In short, as with a notice of appeal, we view the rule as intended to set “ ‘a definite point of time when litigation shall be at an end, unless within that time the prescribed application has been made; and if it has not, to advise prospective appellees that they are freed of the appellant’s demands. Any other construction of the [rule] would defeat its purpose’ ” (Browder v Director, Ill. Dept. of Corrections, 434 US 257, 264, quoting Matton Co. v Murphy, 319 US 412, 415).

We are not persuaded by the arguments advanced by the Appellate Term that the 30-day limitation would not be constitutional if rigidly applied and that courts possess inherent control over the judgments they have rendered.

*29There is simply no constitutional issue involved. The regulations directing compulsory arbitration are constitutional because they afford the litigants the opportunity for a trial de novo (Matter of Nuro Transp. v Judges of Civ. Ct. of City of N. Y., supra; see Capital Traction Co. v Hof, 174 US 1; Matter of Smith, 381 Pa 223, app dsmd sub nom. Smith v Wissler, 350 US 858).
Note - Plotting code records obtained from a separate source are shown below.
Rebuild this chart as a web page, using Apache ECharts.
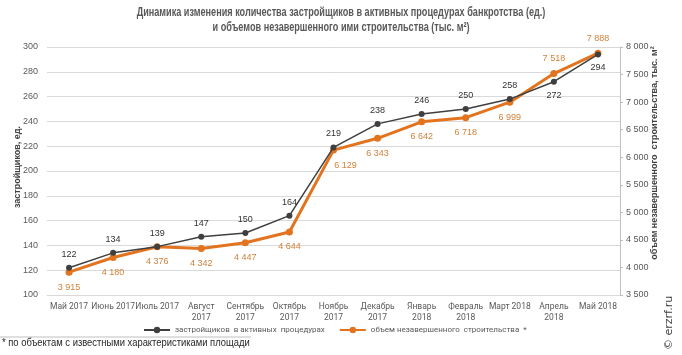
<!DOCTYPE html>
<html><head><meta charset="utf-8">
<script src="https://cdn.jsdelivr.net/npm/echarts@6/dist/echarts.min.js"></script>
<style>html,body{margin:0;padding:0;background:#fff}#c{width:682px;height:355px}</style>
</head><body><div id="c"></div>
<script>
const categories = ['Май 2017','Июнь 2017','Июль 2017','Август\n2017','Сентябрь\n2017','Октябрь\n2017','Ноябрь\n2017','Декабрь\n2017','Январь\n2018','Февраль\n2018','Март 2018','Апрель\n2018','Май 2018'];
const developers = [122,134,139,147,150,164,219,238,246,250,258,272,294];
const volume = [3915,4180,4376,4342,4447,4644,6129,6343,6642,6718,6999,7518,7888];
const devLabelBelow = [11,12];
const volLabelAbove = [11,12];
const leftTicks = {min:100,max:300,interval:20};
const rightTicks = {min:3500,max:8000,interval:500};
const titleText = 'Динамика изменения количества застройщиков в активных процедурах банкротства (ед.)\nи объемов незавершенного ими строительства (тыс. м²)';
const footnoteText = '* по объектам с известными характеристиками площади';
const seriesNames = ['застройщиков  в активных  процедурах','объем незавершенного  строительства  *'];

const ORANGE = '#E3741F';
const DARK = '#3F3F3F';
const FONT = '"Liberation Sans", Arial, sans-serif';

const fmt = v => String(v).replace(/\B(?=(\d{3})+(?!\d))/g, '\u00a0');

const chart = echarts.init(document.getElementById('c'));
chart.setOption({
  animation:false,
  textStyle:{fontFamily:FONT},
  grid:{left:47,right:62,top:47,bottom:60,containLabel:false,outerBoundsMode:'none'},
  legend:{
    top:321, left:138, itemGap:14, itemWidth:26, itemHeight:8,
    textStyle:{fontSize:8,color:'#595959',fontFamily:'Roboto'},
    data:seriesNames.map(n=>({name:n}))
  },
  xAxis:{
    type:'category', data:categories, boundaryGap:true,
    axisLine:{show:true,lineStyle:{color:'#D9D9D9'}},
    axisTick:{show:false},
    axisLabel:{interval:0,fontSize:8.5,color:'#595959',lineHeight:11,margin:6,fontFamily:'Roboto'}
  },
  yAxis:[
    {type:'value', position:'left', min:leftTicks.min, max:leftTicks.max, interval:leftTicks.interval,
     name:'застройщиков, ед.', nameLocation:'middle', nameRotate:90, nameGap:25, nameMoveOverlap:false,
     nameTextStyle:{fontSize:9,color:'#404040',fontWeight:'bold',padding:[0,0,0,8]},
     axisLine:{show:false}, axisTick:{show:false},
     axisLabel:{fontSize:9,color:'#595959',margin:9},
     splitLine:{lineStyle:{color:'#D9D9D9',width:1}}},
    {type:'value', position:'right', min:rightTicks.min, max:rightTicks.max, interval:rightTicks.interval,
     name:'объем незавершенного  строительства, тыс. м²', nameLocation:'middle', nameRotate:90, nameGap:30, nameMoveOverlap:false,
     nameTextStyle:{fontSize:9,color:'#404040',fontWeight:'bold',padding:[0,0,0,36]},
     axisLine:{show:true,lineStyle:{color:'#BFBFBF'}},
     axisTick:{show:true,inside:false,length:3,lineStyle:{color:'#BFBFBF'}},
     axisLabel:{fontSize:9,color:'#595959',margin:6,formatter:fmt},
     splitLine:{show:false}}
  ],
  series:[
    {name:seriesNames[0], type:'line', yAxisIndex:0, data:developers.map((v,i)=>({value:v,label:{position:devLabelBelow.includes(i)?'bottom':'top'}})),
     z:3, symbol:'circle', symbolSize:6, lineStyle:{color:DARK,width:1.5}, itemStyle:{color:DARK},
     label:{show:true,fontSize:9,color:'#333333',distance:6}},
    {name:seriesNames[1], type:'line', yAxisIndex:1, data:volume.map((v,i)=>({value:v,label:{position:volLabelAbove.includes(i)?'top':'bottom',offset:i===6?[12,0]:[0,0]}})),
     z:2, symbol:'circle', symbolSize:7, lineStyle:{color:ORANGE,width:3}, itemStyle:{color:ORANGE},
     label:{show:true,fontSize:9,color:'#D4803A',distance:7,formatter:p=>fmt(p.value)}}
  ],
  graphic:[
    {type:'text', x:341, y:5, scaleX:0.76, style:{text:titleText, textAlign:'center', fontSize:12, fontWeight:'bold', lineHeight:15, fill:'#595959', fontFamily:FONT}},
    {type:'line', shape:{x1:0,y1:337,x2:251,y2:337}, style:{stroke:'#BFBFBF',lineWidth:1}},
    {type:'text', x:2, y:338, scaleX:0.94, style:{text:footnoteText, fontSize:10, fill:'#262626', fontFamily:FONT}},
    {type:'text', x:664, y:350, rotation:Math.PI/2, style:{text:'© erzrf.ru', fontSize:11, fill:'#404040', fontFamily:'DejaVu Sans'}}
  ]
});
</script></body></html>
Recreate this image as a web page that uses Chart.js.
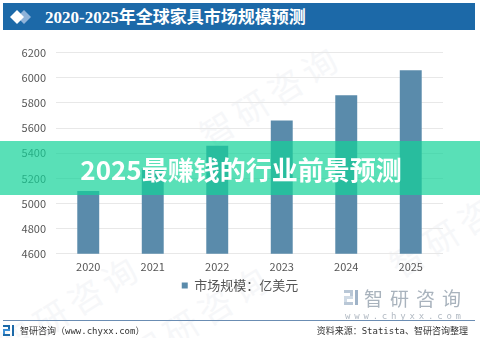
<!DOCTYPE html>
<html lang="zh-CN">
<head>
<meta charset="utf-8">
<title>2020-2025年全球家具市场规模预测</title>
<script src="https://cdn.jsdelivr.net/npm/chart.js@4/dist/chart.umd.min.js"></script>
<style>
  html, body { margin: 0; padding: 0; }
  body {
    width: 480px; height: 338px; position: relative; overflow: hidden;
    background: #fff; font-family: "Noto Sans CJK SC", "Noto Sans", sans-serif;
  }
  .title-bar {
    position: absolute; left: 3px; top: 3px; width: 472px; height: 27px;
    background: #1c69a8;
  }
  .title-bar svg { position: absolute; left: 7px; top: 7px; }
  .title-bar span {
    position: absolute; left: 42px; top: 0; line-height: 27px;
    color: #fff; font: bold 17px "Liberation Serif", "Noto Sans CJK SC", serif;
  }
  .wm {
    position: absolute; color: #f6f7f9; font-size: 34px; transform: rotate(-32deg);
    white-space: nowrap; letter-spacing: 6px;
  }
  #chart-wrap { position: absolute; left: 0; top: 36px; width: 480px; height: 266px; }
  .band {
    position: absolute; left: 0; top: 141px; width: 480px; height: 54px;
    background: rgba(18, 211, 152, 0.7);
    display: flex; align-items: center; justify-content: center;
  }
  .band span { color: #fff; font: bold 26px "Noto Sans CJK SC", sans-serif; margin-left: 2px; }
  .logo { position: absolute; left: 344px; top: 290px; }
  .logo-name {
    position: absolute; left: 364px; top: 288px; color: #a9b3bd;
    font-size: 19px; letter-spacing: 7px; line-height: 20px;
  }
  .logo-url {
    position: absolute; left: 345px; top: 311px; color: #b2bac3;
    font: 9px "DejaVu Sans Mono", monospace; letter-spacing: 3.8px;
  }
  .rule { position: absolute; left: 3px; top: 320px; width: 472px; height: 1px; background: #6b8db3; }
  .foot {
    position: absolute; top: 324px; line-height: 13px; color: #333;
    font: 9px "DejaVu Sans Mono", "Noto Sans CJK SC", monospace;
  }
</style>
</head>
<body>
  <div class="wm" style="left:-10px;top:280px;">智研咨询</div>
  <div class="wm" style="left:120px;top:290px;">智研咨询</div>
  <div class="wm" style="left:190px;top:70px;">智研咨询</div>
  <div class="wm" style="left:380px;top:200px;">智研咨询</div>

  <div class="title-bar">
    <svg width="26" height="14" viewBox="0 0 26 14">
      <polygon points="14,0 21,7 14,14 7,7" fill="#8fb3d9"/>
      <polygon points="7,0 14,7 7,14 0,7" fill="#fff"/>
    </svg>
    <span>2020-2025年全球家具市场规模预测</span>
  </div>

  <div id="chart-wrap"><canvas id="chart"></canvas></div>

  <svg class="logo" width="16" height="15" viewBox="0 0 16 15">
    <rect x="0" y="0" width="9" height="3" fill="#b9c7d6"/>
    <rect x="6" y="0" width="3" height="8" fill="#b9c7d6"/>
    <rect x="0" y="6" width="9" height="3" fill="#cfdae5"/>
    <rect x="0" y="6" width="3" height="9" fill="#cfdae5"/>
    <rect x="0" y="12" width="9" height="3" fill="#b9c7d6"/>
    <rect x="11" y="0" width="3" height="15" fill="#9fb3c8"/>
  </svg>
  <div class="logo-name">智研咨询</div>
  <div class="logo-url">www.chyxx.com</div>

  <div class="band"><span>2025最赚钱的行业前景预测</span></div>

  <div class="rule"></div>
  <svg style="position:absolute;left:3px;top:325px" width="12" height="11" viewBox="0 0 12 11">
    <rect x="0" y="0" width="7" height="2" fill="#1c69a8"/>
    <rect x="5" y="0" width="2" height="6" fill="#1c69a8"/>
    <rect x="0" y="4" width="7" height="2" fill="#3b8fd6"/>
    <rect x="0" y="4" width="2" height="7" fill="#3b8fd6"/>
    <rect x="0" y="9" width="7" height="2" fill="#1c69a8"/>
    <rect x="9" y="0" width="2" height="11" fill="#1c69a8"/>
  </svg>
  <div class="foot" style="left:20px;">智研咨询（www.chyxx.com）</div>
  <div class="foot" style="right:12px;">资料来源：Statista、智研咨询整理</div>

<script>
  'use strict';

  // ── Data ───────────────────────────────────────────────────────
  const years = ['2020', '2021', '2022', '2023', '2024', '2025'];
  const marketSize = [5100, 5280, 5460, 5660, 5860, 6060];   // 亿美元
  const seriesLabel = '市场规模：亿美元';
  const yMin = 4600;
  const yMax = 6200;
  const yStep = 200;

  // ── Chart ──────────────────────────────────────────────────────
  const tickFont = { family: '"Noto Sans CJK SC", sans-serif', size: 11 };

  new Chart(document.getElementById('chart').getContext('2d'), {
    type: 'bar',
    data: {
      labels: years,
      datasets: [{
        label: seriesLabel,
        data: marketSize,
        backgroundColor: '#5a8bab',
        borderWidth: 0,
        categoryPercentage: 1,
        barPercentage: 0.34,
      }],
    },
    options: {
      responsive: true,
      maintainAspectRatio: false,
      animation: false,
      layout: { padding: { left: 0, right: 0, top: 7, bottom: 0 } },
      plugins: {
        tooltip: { enabled: false },
        legend: {
          position: 'bottom',
          labels: {
            color: '#555',
            font: { family: '"Noto Sans CJK SC", sans-serif', size: 13 },
            boxWidth: 6,
            boxHeight: 6,
            padding: 0,
          },
        },
      },
      scales: {
        x: {
          grid: { display: false, drawTicks: false },
          border: { display: false },
          ticks: { color: '#555', font: tickFont, padding: 6 },
        },
        y: {
          min: yMin,
          max: yMax,
          ticks: {
            stepSize: yStep, color: '#555', font: tickFont, padding: 10,
            callback: v => String(v),
          },
          grid: { color: '#e8e8e8', drawTicks: false },
          border: { display: false },
          afterFit: scale => { scale.width = 56; },
        },
        // empty right-hand gutter so the plot ends where the reference does
        gutter: {
          position: 'right',
          display: true,
          grid: { display: false, drawTicks: false },
          border: { display: false },
          ticks: { display: false },
          afterFit: scale => { scale.width = 37; },
        },
      },
    },
  });
</script>
</body>
</html>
Like any other right, constitutional or statutory, it may be waived by a failure to assert it in a timely fashion (Glass v Thompson, 51 AD2d 69, 76; cf. Gonzalez v Concourse Plaza Syndicates, 41 NY2d 414; People v Prim, 40 NY2d 946, 947; People v Consolazio, 40 NY2d 446, 455, cert den 433 US 914).

Nor do courts possess a general power to revise judgments to revive an expired right of appeal (see May v May, 66 AD2d 918; Matter of Kolasz v Levitt, 63 AD2d 777, 779; Curran v City of Rochester, 50 AD2d 1059, mot for lv to app dsmd 38 NY2d 917; cf. Hecht v City of New York, supra; Albright v New York Life Ins. Co., 261 App Div 419 [Foster, J.]). As the Court of Appeals has said: “The rule has long been settled and inflexibly applied that the trial court has no revisory or appellate jurisdiction to correct by amendment error in substance affecting the judgment. It cannot, by amendment, change the judgment in matter of substance for error committed on the trial or in the decision, or limit the legal effect of it to meet some supposed equity subsequently called to its attention or subsequently arising. It cannot correct judicial errors either of commission or omission. Those errors are, under our system of procedure, to be corrected either by the vacating of the judgment or by an appeal” (Herpe v Herpe, 225 NY 323, 327; see, also, Reinfurt v Reinfurt, 67 AD2d 968; Baum v Baum, 40 AD2d 1000, 1001).

That defendant may have been confused is beside the point (see Griggs v Provident Consumer Discount Co., 459 US 56). There is nothing “substantially unjust” in leaving a litigant with the result of an election not to seek a de novo trial merely because, in the light of subsequent events, the choice turned out to be a poor one (Hegger v Green, 646 F2d 22, 30; Matter of Amica Mut. Ins. Co. [Jones], 85 AD2d 727). While we recognize that in many of these cases the parties appear pro se, we cannot carve out an exception to established principles of procedure for such *30litigants (Parisie v Greer, 705 F2d 882, 888, 892 [opns of Wood and Posner, JJ.] [en banc]; Pettibone v Cupp, 666 F2d 333, 335).

Finally, legal considerations aside, we fail to perceive any injustice in this case. Defendant was directed to pay Mr. Chase $300 and had a separate offsetting recovery against his former firm. She had no right to rely upon the offset because the order of joinder expressly indicated that separate judgments were to be entered. In fact, it may be that the judgment in favor of Mr. Chase bars the predecessor firm from obtaining affirmative relief in the de novo trial. The firm has admitted that “[b]oth actions were commenced to recover from defendant for professional services rendered to her while Mr. Chase was a member of the law firm”. This could be claim splitting barring recovery under the doctrine of claim preclusion (see Restatement, Judgments 2d, §§ 24, 59, subds [1], [3], and Illustration 3; cf. 930 Fifth Corp. v King, 42 NY2d 886; Century Factors v New Plan Realty Corp., 41 NY2d 1040; Kennedy v City of New York, 196 NY 19; Columbia Corrugated Container Corp. v Skyway Container Corp., 37 AD2d 845, 32 NY2d 818). The issue remains open if raised in the trial de novo in that case.

For the reasons stated, the orders of the Appellate Term and of the District Court should be reversed, on the law, and the application for leave to file a belated demand for a de novo trial denied, without costs or disbursements.